Awesomesauce, glad it helped.
Awesomesauce, glad it helped.
The last part of Q1
Did anyone else find the last part of Q1 unclear? It says to sub $u=e^x$ in 'this result'. But after checking the solutions, it turns out it actually meant sub $u=e^x$ in 'the previous integral'. The 'result' would most obviously be $\frac{\pi}{2\sqrt{2}}-\frac{1}{2\sqrt{2}}\ln\left(\frac{\sqrt{2}+1}{\sqrt{2}-1}\right)$, but that doesn't have any $x$'s or $u$'s. So I started trying to sub into the $1+u^4$ integral, which got me nowhere.
Hopefully the step question setters read this comment and learn for next time.

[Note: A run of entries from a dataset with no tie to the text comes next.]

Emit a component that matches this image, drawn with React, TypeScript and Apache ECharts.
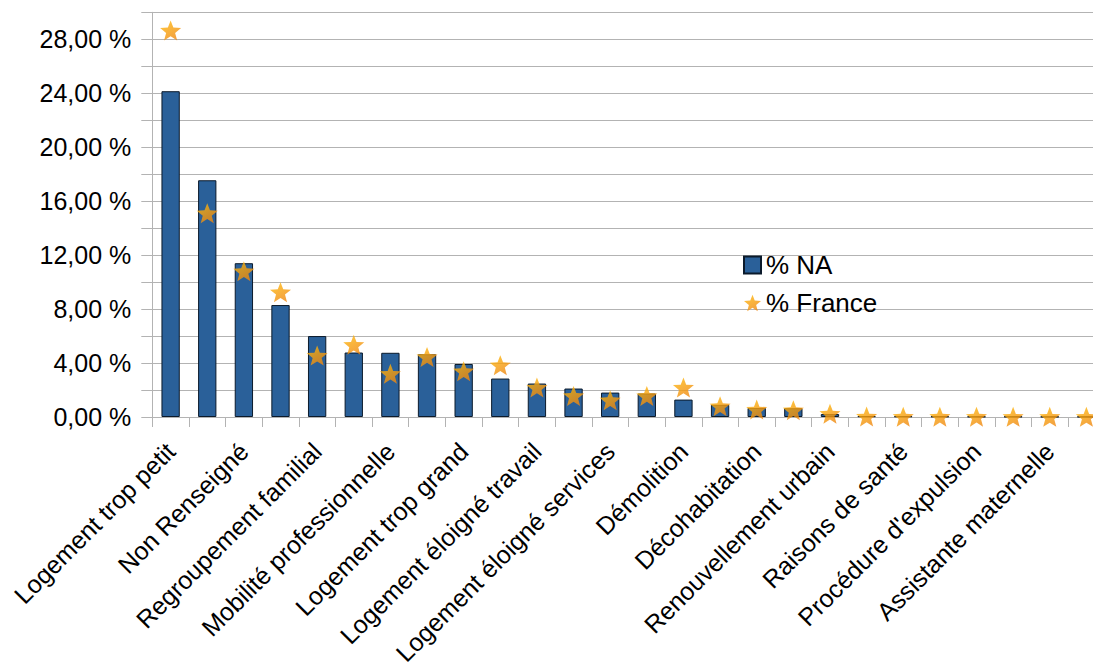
import React, { useEffect, useRef } from "react";
import * as echarts from "echarts";

// Reasons for moving; only every other category name is printed on the axis.
const categories: string[] = [
  "Logement trop petit", "",
  "Non Renseigné", "",
  "Regroupement familial", "",
  "Mobilité professionnelle", "",
  "Logement trop grand", "",
  "Logement éloigné travail", "",
  "Logement éloigné services", "",
  "Démolition", "",
  "Décohabitation", "",
  "Renouvellement urbain", "",
  "Raisons de santé", "",
  "Procédure d'expulsion", "",
  "Assistante maternelle", "",
];

// Share of each reason (%), Nouvelle-Aquitaine
const naValues: number[] = [
  24.15, 17.55, 11.4, 8.3, 6.0, 4.78, 4.76, 4.65, 3.93, 2.85, 2.48, 2.11, 1.81,
  1.74, 1.29, 0.9, 0.67, 0.65, 0.22, 0.06, 0.05, 0.04, 0.03, 0.03, 0.02, 0.02,
];

// Share of each reason (%), France
const franceValues: number[] = [
  28.65, 15.1, 10.8, 9.25, 4.55, 5.35, 3.2, 4.45, 3.4, 3.84, 2.18, 1.56, 1.24,
  1.56, 2.18, 0.8, 0.55, 0.5, 0.25, 0.03, 0.02, 0.02, 0.02, 0.01, 0.01, 0.01,
];

const yTickValues: number[] = [0, 4, 8, 12, 16, 20, 24, 28];

const seriesNames = ["% NA", "% France"];

// Five-pointed star marker
const STAR =
  "path://M50,0 L62.5,32.5 L98,34.5 L70.5,57 L80,92 L50,72.5 L20,92 L29.5,57 L2,34.5 L37.5,32.5 Z";

const FONT = "'Liberation Sans', Arial, sans-serif";
const GRID_GRAY = "#b3b3b3";

export default function App() {
  const ref = useRef<HTMLDivElement>(null);

  useEffect(() => {
    if (!ref.current) return;
    const chart = echarts.init(ref.current, undefined, { renderer: "svg" });

    const starFill = new echarts.graphic.LinearGradient(0.2, 0, 0.8, 1, [
      { offset: 0, color: "#ffb80a" },
      { offset: 1, color: "#ee8410" },
    ]);

    chart.setOption({
      animation: false,
      backgroundColor: "#ffffff",
      textStyle: { fontFamily: FONT },
      grid: {
        left: 152.3,
        top: 12.3,
        right: -11.7,
        bottom: 253,
        containLabel: false,
        outerBoundsMode: "none",
      },
      legend: {
        orient: "vertical",
        left: 738,
        top: 247,
        itemWidth: 17,
        itemHeight: 17,
        itemGap: 12,
        textStyle: { fontSize: 26, color: "#000000", fontFamily: FONT },
        data: [
          { name: seriesNames[0], icon: "rect" },
          { name: seriesNames[1], icon: STAR },
        ],
      },
      xAxis: {
        type: "category",
        data: categories,
        boundaryGap: true,
        axisLine: { show: true, lineStyle: { color: GRID_GRAY, width: 1 } },
        axisTick: { show: true, interval: 0, length: 10, lineStyle: { color: GRID_GRAY } },
        axisLabel: {
          interval: 1,
          rotate: 45,
          align: "right",
          verticalAlign: "middle",
          margin: 30,
          fontSize: 25,
          color: "#000000",
          fontFamily: FONT,
        },
        splitLine: { show: false },
      },
      yAxis: {
        type: "value",
        min: 0,
        max: 30,
        interval: 2,
        axisLine: { show: true, lineStyle: { color: GRID_GRAY, width: 1 } },
        axisTick: { show: true, length: 11, lineStyle: { color: GRID_GRAY } },
        splitLine: { show: true, lineStyle: { color: GRID_GRAY, width: 1 } },
        axisLabel: {
          margin: 21,
          fontSize: 25,
          color: "#000000",
          fontFamily: FONT,
          formatter: (v: number) =>
            yTickValues.includes(v) ? v.toFixed(2).replace(".", ",") + " %" : "",
        },
      },
      series: [
        {
          name: seriesNames[0],
          type: "bar",
          data: naValues,
          barWidth: "50%",
          itemStyle: { color: "#2a6099", borderColor: "#0b1a2b", borderWidth: 1 },
        },
        {
          name: seriesNames[1],
          type: "scatter",
          data: franceValues,
          symbol: STAR,
          symbolSize: [21, 20],
          itemStyle: { color: starFill },
          z: 3,
        },
      ],
    });

    return () => chart.dispose();
  }, []);

  return (
    <div
      ref={ref}
      style={{ position: "fixed", left: 0, top: 0, width: 1093, height: 670, background: "#fff" }}
    />
  );
}
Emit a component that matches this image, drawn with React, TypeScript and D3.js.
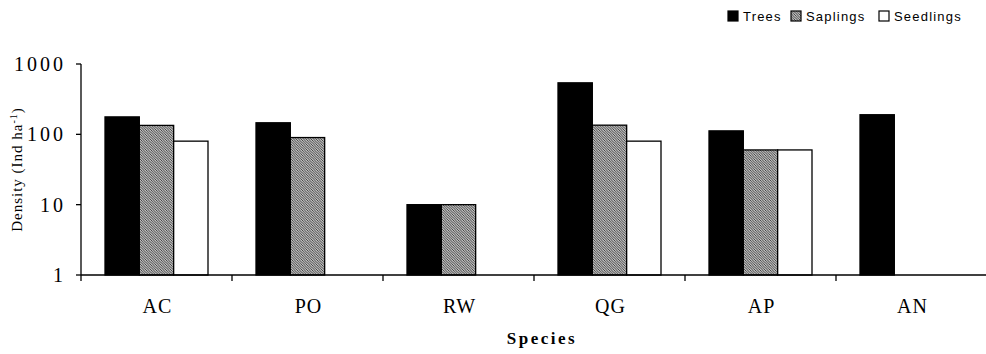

I don't think so, assuming
I don't think so, assuming you're taking about 2004 III Q1 then the "result" is the entirety of this: $$\int_0^{\infty} \frac{\cosh x - \sinh x}{1+2\sinh^2 x} \, \mathrm{d}x = \frac{\pi}{2\sqrt{2}} - \frac{1}{2\sqrt{2}}\ln \left(\frac{\sqrt{2} + 1}{\sqrt{2}-1}\right)$$
i.e: the result is the statement that the integral (LHS) equals the value (RHS), it's not just the value.
So substituting $u=e^x$ into the result very clearly refers to substituting it in the only viable place: the LHS, that is the integral.